Since the end of last year we have organised workshops on entrepreneurship. For example, we are looking at how you can make dragon fruit marmalade and sell it; how you can make and sell a local drink called atol; how you can make carrot boxes and grow your own vegetables next to your house. These are all new things for young people.
Everyone has their own talents. All these young people are doing different things and I think that we women are making an important contribution too as adult leaders, promoting these experiences, because these youngsters are the future of our community.
WN: And they are going to sell their products locally or in (the capital) Managua?
DE: They take part in a producer -to -consumer initiative run Friends of the ATC from the ATC national office in Managua. They publicise what we are doing through WhatsApp, manage the solidarity shop’s Facebook page and deliver products to customers. Right now we are making some shopping bags to sell in the shop. So we have already expanded the range of what we do.
The young people always have three things in mind:
- This is the place we come from and where we were born.
- We need skills and products so we can earn a living.
- We have ideas and we want to be able to try them out.
They say ‘we are not just going to go around with a machete planting beans and maize, we want to do more’. And they are succeeding. For example, if dragon fruit were plentiful in the past, I would give them away, but now we don’t because we have ways to transform the product and generate more income.
WN: But working the land is also vital?
DE: Yes, everything is integrated: the land, advocacy, marketing and sustainability.
WN: Co-operativism is also a model that offers an alternative to the banking system, to consumerism, but changing that mindset is very difficult because there’s such a lot of pressure to conform. People want a quick job, easy money, to buy the products they see in the media. And as you say many people have left the country too, so it seems like a vicious circle of ideas and pressures.
DE: But at the same time, wherever you go you will find local groups or organisations in the communities supporting a different approach, developing new ideas: ‘look, don’t go, here you have this’. I don’t hear young people here [in Santa Julia] saying they are going to leave.
WN: This provides a different concept of community development to the one that you find in books that are more related to economics; here it also refers to the preservation of the community and building communities from below through practice.
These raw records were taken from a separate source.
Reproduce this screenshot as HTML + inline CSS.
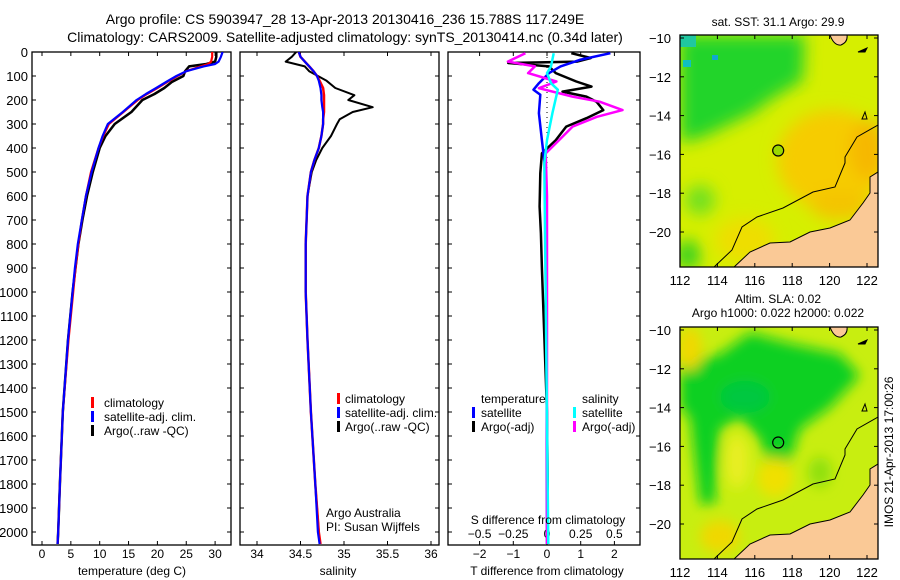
<!DOCTYPE html>
<html><head><meta charset="utf-8"><style>
html,body{margin:0;padding:0;background:#fff;}
svg{display:block;font-family:"Liberation Sans",sans-serif;}
text{fill:#000;}
</style></head><body>
<svg id="fig" width="900" height="580" viewBox="0 0 900 580">
<defs>
 <filter id="blur" x="-20%" y="-20%" width="140%" height="140%"><feGaussianBlur stdDeviation="8"/></filter>
 <filter id="blur2" x="-20%" y="-20%" width="140%" height="140%"><feGaussianBlur stdDeviation="6"/></filter>
 <clipPath id="mapclip"><rect x="680" y="35" width="198" height="232"/></clipPath>
 <clipPath id="p1clip"><rect x="32" y="52" width="199" height="493"/></clipPath>
 <clipPath id="p2clip"><rect x="240" y="52" width="199" height="493"/></clipPath>
 <clipPath id="p3clip"><rect x="448" y="52" width="192" height="493"/></clipPath>
</defs>
<text x="345" y="24" font-size="14" text-anchor="middle">Argo profile: CS 5903947_28 13-Apr-2013 20130416_236 15.788S 117.249E</text>
<text x="345" y="42" font-size="14" text-anchor="middle">Climatology: CARS2009. Satellite-adjusted climatology: synTS_20130414.nc (0.34d later)</text>

<g id="g1"></g>
<g id="g2"></g>
<g id="g3"></g>

<g font-size="12">
 <rect x="91" y="397" width="3" height="11" fill="#f00"/><text x="104" y="407">climatology</text>
 <rect x="91" y="411" width="3" height="11" fill="#00f"/><text x="104" y="421">satellite-adj. clim.</text>
 <rect x="91" y="425" width="3" height="11" fill="#000"/><text x="104" y="435">Argo(..raw -QC)</text>
</g>
<g font-size="12">
 <rect x="337" y="393" width="3" height="11" fill="#f00"/><text x="345" y="403">climatology</text>
 <rect x="337" y="407" width="3" height="11" fill="#00f"/><text x="345" y="417">satellite-adj. clim.</text>
 <rect x="337" y="421" width="3" height="11" fill="#000"/><text x="345" y="431">Argo(..raw -QC)</text>
 <text x="326" y="517">Argo Australia</text>
 <text x="326" y="531">PI: Susan Wijffels</text>
</g>
<g font-size="12">
 <text x="481" y="403">temperature</text>
 <rect x="472" y="407" width="3" height="11" fill="#00f"/><text x="481" y="417">satellite</text>
 <rect x="472" y="421" width="3" height="11" fill="#000"/><text x="481" y="431">Argo(-adj)</text>
 <text x="582" y="403">salinity</text>
 <rect x="573" y="407" width="3" height="11" fill="#0ff"/><text x="582" y="417">satellite</text>
 <rect x="573" y="421" width="3" height="11" fill="#f0f"/><text x="582" y="431">Argo(-adj)</text>
 <text x="548" y="524" text-anchor="middle">S difference from climatology</text>
</g>

<text x="132" y="575" font-size="12" text-anchor="middle">temperature (deg C)</text>
<text x="338" y="575" font-size="12" text-anchor="middle">salinity</text>
<text x="547" y="575" font-size="12" text-anchor="middle">T difference from climatology</text>

<g id="map1">
 <text x="778" y="26" font-size="12" text-anchor="middle">sat. SST: 31.1 Argo: 29.9</text>
 <g id="bg1" clip-path="url(#mapclip)">
  <rect x="680" y="35" width="198" height="232" fill="#d6ef00"/>
  <g filter="url(#blur)">
   <ellipse cx="832" cy="160" rx="55" ry="50" fill="#f6cc00"/>
   <ellipse cx="868" cy="150" rx="18" ry="30" fill="#f6b800"/>
   <ellipse cx="840" cy="205" rx="30" ry="15" fill="#f4c400"/>
   <ellipse cx="745" cy="240" rx="30" ry="22" fill="#eede00"/>
   <polygon points="680,35 805,35 803,80 770,100 753,113 703,137 680,143" fill="#22d42a"/>
   <ellipse cx="700" cy="200" rx="15" ry="15" fill="#70e020"/>
   <ellipse cx="688" cy="255" rx="12" ry="15" fill="#30d020"/>
  </g>
  <rect x="680" y="35" width="16" height="12" fill="#20c8a0"/>
  <rect x="683" y="60" width="8" height="7" fill="#10c0c0"/>
  <rect x="712" y="55" width="6" height="5" fill="#10a8d0"/>
 </g>
</g>
<g id="map2">
 <text x="778" y="303" font-size="12" text-anchor="middle">Altim. SLA: 0.02</text>
 <text x="778" y="317" font-size="12" text-anchor="middle">Argo h1000: 0.022 h2000: 0.022</text>
</g>
<text transform="translate(893,452) rotate(-90)" font-size="12" text-anchor="middle">IMOS 21-Apr-2013 17:00:26</text>
</svg>
<script>
// ---------- profile data ----------
const tDepth = [0,20,40,50,60,80,100,125,150,175,200,250,300,350,400,500,600,700,800,900,1000,1200,1500,1800,2000,2050];
const climT = [29.5,29.5,29.3,28.8,27.5,25.0,23.5,21.7,20.0,18.2,16.6,14.1,11.6,10.6,9.8,8.5,7.6,6.9,6.3,5.8,5.4,4.6,3.6,3.1,2.8,2.7];
const satT = [31.3,31.0,30.6,30.0,28.0,25.0,23.3,21.5,19.8,18.0,16.4,14.0,11.4,10.5,9.8,8.6,7.6,6.9,6.2,5.7,5.3,4.5,3.6,3.1,2.8,2.7];
const argoT = [30.2,30.2,30.0,28.5,25.5,24.8,24.5,22.5,21.2,19.5,17.4,15.5,12.6,11.0,10.0,8.8,7.8,7.0,6.3,5.8,5.3,4.5,3.6,3.1,2.8,2.7];

const sDepth = [0,20,40,60,80,100,120,150,180,200,230,250,280,300,350,400,450,500,600,800,1000,1200,1500,1800,2000,2050];
const climS = [34.48,34.5,34.55,34.6,34.65,34.69,34.72,34.76,34.77,34.77,34.77,34.77,34.76,34.76,34.74,34.71,34.66,34.62,34.58,34.56,34.56,34.58,34.62,34.67,34.71,34.73];
const satS = [34.48,34.5,34.55,34.6,34.65,34.69,34.71,34.73,34.74,34.74,34.75,34.76,34.76,34.76,34.74,34.71,34.66,34.62,34.58,34.56,34.56,34.58,34.62,34.67,34.70,34.72];
const argoS = [34.45,34.4,34.33,34.55,34.6,34.7,34.8,34.9,35.12,35.05,35.33,35.1,34.95,34.92,34.85,34.75,34.68,34.63,34.58,34.56,34.56,34.58,34.62,34.67,34.71,34.72];

const argoTdiffDepth = [5,25,40,46,60,88,123,144,165,186,207,242,276,311,367,422,505,644,755,900,1100,1300,1500,1800,2050];
const argoTdiff = [0.72,1.3,0.9,-1.15,0.06,0.26,0.87,1.32,0.46,1.17,1.47,1.67,1.17,0.57,0.26,-0.15,-0.2,-0.22,-0.18,-0.15,-0.1,-0.05,0,0.02,0.02];
const satTdiffDepth = [5,33,60,88,130,157,178,255,367,464,600,2050];
const satTdiff = [1.88,0.97,0.4,0.06,-0.24,-0.4,-0.2,-0.24,-0.15,-0.07,-0.02,0];
const argoSdiffDepth = [5,40,60,88,123,151,186,207,242,270,311,367,422,600,1000,2050];
const argoSdiff = [-0.16,-0.29,-0.09,-0.14,0.07,-0.06,0.19,0.39,0.56,0.37,0.19,0.09,-0.01,0,0,0];
const satSdiffDepth = [5,60,88,130,157,255,367,464,2050];
const satSdiff = [0.05,0.03,0,0.03,0.08,0.04,0,-0.02,0.01];

const depthTicks = [0,100,200,300,400,500,600,700,800,900,1000,1100,1200,1300,1400,1500,1600,1700,1800,1900,2000];
const tTicks = [0,5,10,15,20,25,30];
const sTicks = [34,34.5,35,35.5,36];
const dTTicks = [-2,-1,0,1,2];
const dSTicks = [-0.5,-0.25,0,0.25,0.5];
const latTicks = [-10,-12,-14,-16,-18,-20];
const lonTicks = [112,114,116,118,120,122];
const argoLon = 117.25, argoLat = -15.8;

const NS = 'http://www.w3.org/2000/svg';
const yD = d => 52 + d * 0.24;
const xT = t => 42 + t * 5.77;
const xS = s => 257 + (s - 34) * 87;
const xDT = v => 547 + v * 33.7;
const xDS = v => 547 + v * 134.8;
const mx = lon => 680 + (lon - 112) * 18.7;
const my = lat => 38 + (-10 - lat) * 19.4;

function mk(tag, attrs, parent) {
  const e = document.createElementNS(NS, tag);
  for (const k in attrs) e.setAttribute(k, attrs[k]);
  parent.appendChild(e);
  return e;
}
function txt(parent, x, y, s, anchor, size) {
  const t = mk('text', {x: x, y: y, 'font-size': size || 12, 'text-anchor': anchor || 'middle'}, parent);
  t.textContent = s;
  return t;
}
function frame(g, x0, x1, name) {
  const r = mk('rect', {x: x0, y: 52, width: x1 - x0, height: 493, fill: 'none', stroke: '#000', 'stroke-width': 1.3}, g);
  
  
  depthTicks.forEach(d => {
    mk('line', {x1: x0, x2: x0 + 4, y1: yD(d), y2: yD(d), stroke: '#000'}, g);
    mk('line', {x1: x1, x2: x1 - 4, y1: yD(d), y2: yD(d), stroke: '#000'}, g);
  });
}
function xticks(g, ticks, fx, labelY) {
  ticks.forEach(v => {
    mk('line', {x1: fx(v), x2: fx(v), y1: 52, y2: 56, stroke: '#000'}, g);
    mk('line', {x1: fx(v), x2: fx(v), y1: 545, y2: 541, stroke: '#000'}, g);
    const t = txt(g, fx(v), labelY, String(v));
    
    
  });
}
function series(g, xs, ds, fx, color, name, clip, w) {
  const pts = xs.map((v, i) => fx(v).toFixed(1) + ',' + yD(ds[i]).toFixed(1)).join(' ');
  const p = mk('polyline', {points: pts, fill: 'none', stroke: color, 'stroke-width': w || 2.5, 'clip-path': 'url(#' + clip + ')', 'stroke-linejoin': 'round'}, g);
  
  
}

const g1 = document.getElementById('g1');
frame(g1, 32, 231, 'temperature-panel');
xticks(g1, tTicks, xT, 558);
depthTicks.forEach(d => {
  const t = txt(g1, 28, yD(d) + 5, String(d), 'end', 13);
  
  
});
series(g1, argoT, tDepth, xT, '#000', 'argo-temperature-line', 'p1clip', 2.5);
series(g1, climT, tDepth, xT, '#f00', 'climatology-temperature-line', 'p1clip', 2.2);
series(g1, satT, tDepth, xT, '#00f', 'satellite-temperature-line', 'p1clip', 2.2);

const g2 = document.getElementById('g2');
frame(g2, 240, 439, 'salinity-panel');
xticks(g2, sTicks, xS, 558);
series(g2, argoS, sDepth, xS, '#000', 'argo-salinity-line', 'p2clip', 2);
series(g2, climS, sDepth, xS, '#f00', 'climatology-salinity-line', 'p2clip', 2.5);
series(g2, satS, sDepth, xS, '#00f', 'satellite-salinity-line', 'p2clip', 2.2);

const g3 = document.getElementById('g3');
frame(g3, 448, 640, 'difference-panel');
dTTicks.forEach(v => {
  mk('line', {x1: xDT(v), x2: xDT(v), y1: 545, y2: 541, stroke: '#000'}, g3);
  const t = txt(g3, xDT(v), 558, v < 0 ? '\u2212' + Math.abs(v) : String(v));
  
  
});
dSTicks.forEach(v => {
  mk('line', {x1: xDS(v), x2: xDS(v), y1: 52, y2: 56, stroke: '#000'}, g3);
  const t = txt(g3, xDS(v), 538, v < 0 ? '\u2212' + Math.abs(v) : String(v));
  
  
});
const zl = mk('line', {x1: xDT(0), x2: xDT(0), y1: 52, y2: 545, stroke: '#000', 'stroke-dasharray': '1,4'}, g3);


series(g3, argoTdiff, argoTdiffDepth, xDT, '#000', 'argo-t-diff-line', 'p3clip', 2.5);
series(g3, satTdiff, satTdiffDepth, xDT, '#00f', 'satellite-t-diff-line', 'p3clip', 2.5);
series(g3, argoSdiff, argoSdiffDepth, xDS, '#f0f', 'argo-s-diff-line', 'p3clip', 2.5);
series(g3, satSdiff, satSdiffDepth, xDS, '#0ff', 'satellite-s-diff-line', 'p3clip', 2.5);

// ---------- maps ----------
const map1 = document.getElementById('map1');
const bg1 = document.getElementById('bg1');
const map2 = document.getElementById('map2');
const outer2 = mk('g', {transform: 'translate(0,292)'}, map2);
const bg2 = mk('g', {'clip-path': 'url(#mapclip)'}, outer2);
mk('rect', {x: 680, y: 35, width: 198, height: 232, fill: '#c8ee10'}, bg2);
const bl = mk('g', {filter: 'url(#blur2)', transform: 'matrix(1,0,0,1.074,0,-2.5)'}, bg2);
mk('polygon', {points: '680,70 720,60 750,40 790,50 840,60 860,80 830,110 800,130 790,160 770,170 760,140 740,120 720,130 715,200 700,200 690,120 680,110', fill: '#10d020'}, bl);
mk('ellipse', {cx: 745, cy: 100, rx: 25, ry: 15, fill: '#00c840'}, bl);
mk('ellipse', {cx: 775, cy: 175, rx: 18, ry: 18, fill: '#f0e000'}, bl);
mk('ellipse', {cx: 690, cy: 55, rx: 12, ry: 20, fill: '#f0d800'}, bl);
mk('ellipse', {cx: 720, cy: 230, rx: 20, ry: 15, fill: '#f0d800'}, bl);
mk('ellipse', {cx: 737, cy: 160, rx: 12, ry: 25, fill: '#e8ee20'}, bl);
mk('ellipse', {cx: 820, cy: 170, rx: 12, ry: 14, fill: '#90e010'}, bl);

[[map1, bg1, 0], [outer2, bg2, 1]].forEach(([m, c, idx]) => {
  const land = mk('polygon', {points: '733,268 750,252 770,243 790,242 810,232 830,228 850,220 863,203 870,193 870,177 878,172 878,268', fill: '#fac996', stroke: '#000', 'stroke-width': 1}, c);
  
  
  mk('path', {d: 'M830,35 Q834,46 841,45 Q848,42 847,35 Z', fill: '#fac996', stroke: '#000'}, c);
  mk('path', {d: 'M858,52 l9,-4 l-2,4 Z', fill: '#000', stroke: '#000'}, c);
  mk('path', {d: 'M862,119 l3,-7 l2,7 Z', fill: 'none', stroke: '#000'}, c);
  mk('polyline', {points: '713,268 732,250 742,227 757,217 783,208 813,192 835,187 845,163 845,157 857,137 878,125', fill: 'none', stroke: '#000', 'stroke-width': 1}, c);
  const bx = mk('rect', {x: 680, y: 35, width: 198, height: 232, fill: 'none', stroke: '#000', 'stroke-width': 1.3}, m);
  
  
  const dot = mk('circle', {cx: mx(argoLon), cy: my(argoLat), r: 5.5, fill: idx === 0 ? '#9ad800' : 'none', stroke: '#000', 'stroke-width': 1.2}, m);
  
  
  latTicks.forEach(l => {
    mk('line', {x1: 680, x2: 684, y1: my(l), y2: my(l), stroke: '#000'}, m);
    mk('line', {x1: 878, x2: 874, y1: my(l), y2: my(l), stroke: '#000'}, m);
    const t = txt(m, 671, my(l) + 5, '\u2212' + Math.abs(l), 'end', 13);
    
    
  });
  lonTicks.forEach(l => {
    mk('line', {x1: mx(l), x2: mx(l), y1: 35, y2: 39, stroke: '#000'}, m);
    mk('line', {x1: mx(l), x2: mx(l), y1: 267, y2: 263, stroke: '#000'}, m);
    const t = txt(m, mx(l), 285, String(l), 'middle', 13);
    
    
  });
});
</script>
</body></html>
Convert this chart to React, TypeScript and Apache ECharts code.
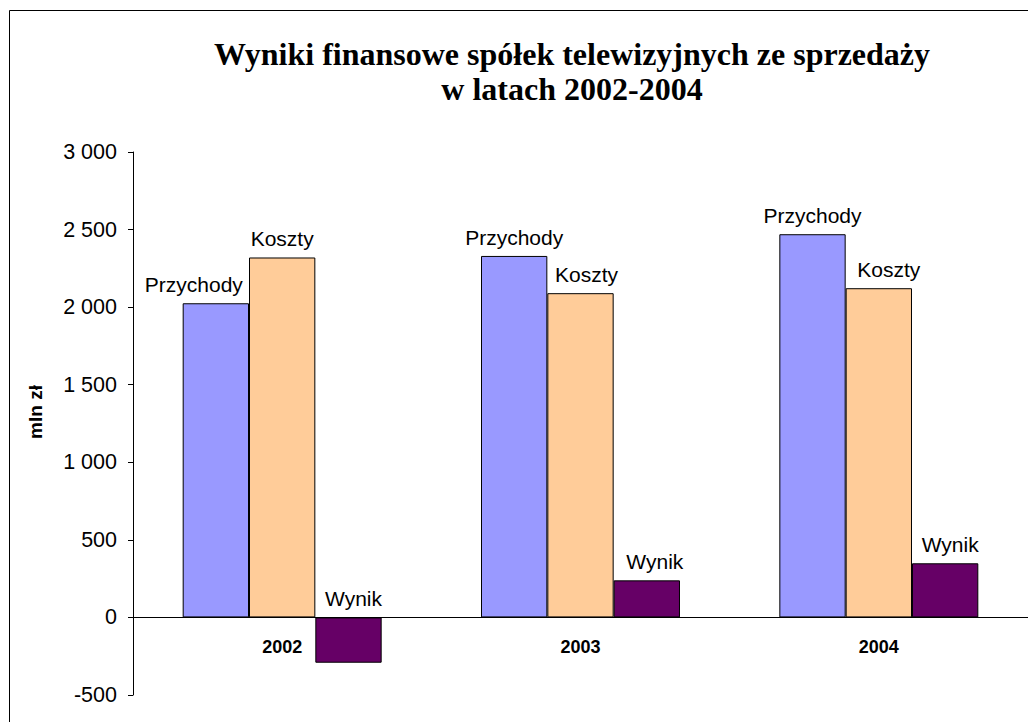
import React, { useEffect, useRef } from "react";
import * as echarts from "echarts";

const categories = ["2002", "2003", "2004"];
const przychody = [2025, 2330, 2470];
const koszty = [2320, 2090, 2122];
const wynik = [-292, 239, 349];
const seriesNames = ["Przychody", "Koszty", "Wynik"];
const titleText = "Wyniki finansowe spółek telewizyjnych ze sprzedaży\nw latach 2002-2004";
const yAxisName = "mln zł";

export default function App() {
  const ref = useRef<HTMLDivElement>(null);
  useEffect(() => {
    document.body.style.margin = "0";
    document.body.style.overflow = "hidden";
    const chart = echarts.init(ref.current!, null, { renderer: "svg", width: 1028, height: 722 });
    const fmt = (v: number) => {
      const s = Math.abs(v).toString().replace(/\B(?=(\d{3})+(?!\d))/g, " ");
      return (v < 0 ? "-" : "") + s;
    };
    const colors = ["#9999FF", "#FFCC99", "#660066"];
    const datas = [przychody, koszty, wynik];
    // label x-shifts (px) to mimic the reference placement
    const labelShift = [
      [-22, 0, 0],
      [0, 6, 10],
      [5, 8, 5],
    ];
    chart.setOption({
      animation: false,
      backgroundColor: "#ffffff",
      title: {
        text: titleText,
        left: 567,
        textAlign: "center",
        top: 31,
        textStyle: {
          fontFamily: "Liberation Serif",
          fontWeight: "bold",
          fontSize: 32,
          lineHeight: 35,
          color: "#000",
        },
      },
      graphic: [
        {
          type: "rect",
          shape: { x: 9.5, y: 10.5, width: 1100, height: 800 },
          style: { fill: "none", stroke: "#000", lineWidth: 1 },
          silent: true,
        },
        {
          type: "text",
          x: 35,
          y: 412,
          rotation: Math.PI / 2,
          style: {
            text: yAxisName,
            fontFamily: "Liberation Sans",
            fontWeight: "bold",
            fontSize: 19,
            fill: "#000",
            align: "center",
            verticalAlign: "middle",
          },
        },
      ],
      grid: { left: 133, right: 0, top: 152, bottom: 27, containLabel: false },
      xAxis: {
        type: "category",
        data: categories,
        offset: -77.6,
        axisLine: { onZero: false, lineStyle: { color: "#000", width: 1 } },
        axisTick: { show: false },
        axisLabel: {
          margin: 21,
          fontFamily: "Liberation Sans",
          fontWeight: "bold",
          fontSize: 18,
          color: "#000",
        },
      },
      yAxis: {
        type: "value",
        min: -500,
        max: 3000,
        interval: 500,
        splitLine: { show: false },
        axisLine: { show: true, lineStyle: { color: "#000", width: 1 } },
        axisTick: { show: true, length: 5, lineStyle: { color: "#000" } },
        axisLabel: {
          margin: 16,
          fontFamily: "Liberation Sans",
          fontSize: 21.5,
          color: "#000",
          formatter: (v: number) => fmt(v),
        },
      },
      series: seriesNames.map((name, i) => ({
        name,
        type: "bar",
        data: datas[i].map((v, j) => ({
          value: v,
          label: { offset: [labelShift[i][j], 0] },
        })),
        barGap: "0%",
        barCategoryGap: "33.3%",
        itemStyle: { color: colors[i], borderColor: "#000", borderWidth: 1 },
        label: {
          show: true,
          position: "top",
          distance: 8,
          formatter: name,
          fontFamily: "Liberation Sans",
          fontSize: 21,
          color: "#000",
        },
      })),
    });
    return () => chart.dispose();
  }, []);
  return <div ref={ref} style={{ width: 1028, height: 722 }} />;
}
DN: We have to think ahead. In the 1980s young boys at say the age of 15 would get involved in community work. Today I can see Lea, Xiomara, Gemma, girls and young women who will stand up in an assembly and ask about the history of the community, how it was before and how we are doing now. When we are no longer here, these youngsters will tell the story and we won’t lose that thread.
When you don’t tell people all this, they want a smartphone, they want trendy shoes. If you tell them the story of the community and they see us working, they become more aware. They say yes, you serve as an example.
For example, I can tell Lea: ‘Lea, there is going to be a workshop on agroecology, are you going to go? So five young people are going and I don’t have to go, because I know that Lea and those four young people are going to represent the co-operative.